WORK REQUIRED —
Copy every line of the following data that includes the string "chart".

DATASET EXTRACT —
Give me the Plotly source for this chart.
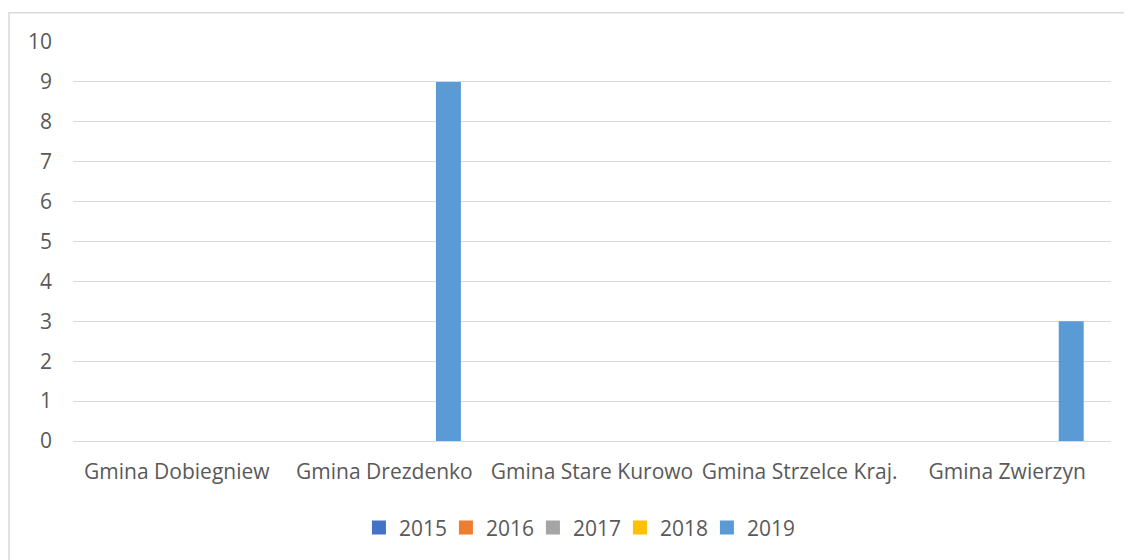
import plotly.graph_objects as go

categories = ["Gmina Dobiegniew", "Gmina Drezdenko", "Gmina Stare Kurowo", "Gmina Strzelce Kraj.", "Gmina Zwierzyn"]
series_names = ["2015", "2016", "2017", "2018", "2019"]
v2015 = [0, 0, 0, 0, 0]
v2016 = [0, 0, 0, 0, 0]
v2017 = [0, 0, 0, 0, 0]
v2018 = [0, 0, 0, 0, 0]
v2019 = [0, 9, 0, 0, 3]
colors = ["#4472C4", "#ED7D31", "#A5A5A5", "#FFC000", "#5B9BD5"]
y_ticks = list(range(0, 11))

values = [v2015, v2016, v2017, v2018, v2019]
OFF = 8  # default page body margin
W, H = 1132 - OFF, 560 - OFF
L, T = 73 - OFF, 41.5 - OFF
R = W - (1111 - OFF)
B = H - (443.5 - OFF)
pw, ph = W - L - R, H - T - B

fig = go.Figure()
for name, vals, col in zip(series_names, values, colors):
    fig.add_trace(go.Bar(name=name, x=categories, y=vals, marker_color=col,
                         marker_line_width=0, showlegend=False, legendgroup=name))
# legend entries with larger square swatches (Excel style)
for name, col in zip(series_names, colors):
    fig.add_trace(go.Scatter(name=name, x=[None], y=[None], mode="markers",
                             marker=dict(symbol="square", size=14, color=col),
                             legendgroup=name, hoverinfo="skip"))

font_family = "Open Sans"
txt = "#595959"
fs = 21

fig.update_layout(
    width=W, height=H,
    margin=dict(l=L, r=R, t=T, b=B, pad=0),
    paper_bgcolor="white", plot_bgcolor="white",
    barmode="group", bargap=0.229, bargroupgap=0.22,
    font=dict(family=font_family, size=fs, color=txt),
    showlegend=True,
    legend=dict(orientation="h", x=0.485, xanchor="center",
                y=(ph - (531 - OFF - T)) / ph,
                yanchor="middle", font=dict(size=fs, color=txt),
                itemwidth=30, itemsizing="trace", traceorder="normal",
                entrywidth=42, entrywidthmode="pixels"),
    xaxis=dict(showgrid=False, showline=False, zeroline=False, ticks="",
               tickfont=dict(size=fs, color=txt), ticklabelstandoff=16),
    yaxis=dict(range=[0, 10], tickvals=y_ticks, showgrid=True, gridcolor="#D9D9D9",
               gridwidth=1, zeroline=True, zerolinecolor="#D9D9D9", zerolinewidth=1,
               showline=False, ticks="", tickfont=dict(size=fs, color=txt),
               ticklabelstandoff=20),
)

# chart-area border (Excel style), partly cropped at right and bottom
fig.add_shape(type="rect", xref="paper", yref="paper",
              x0=(9 - OFF - L) / pw, x1=(W + 20 - L) / pw,
              y0=(T + ph - (H + 20)) / ph, y1=(T + ph - (12 - OFF)) / ph,
              line=dict(color="#D9D9D9", width=1.5), fillcolor="rgba(0,0,0,0)",
              layer="below")

fig.write_html("out.html")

SOLUTION BELOW —
Give me the Plotly source for this chart.
# chart-area border (Excel style), partly cropped at right and bottom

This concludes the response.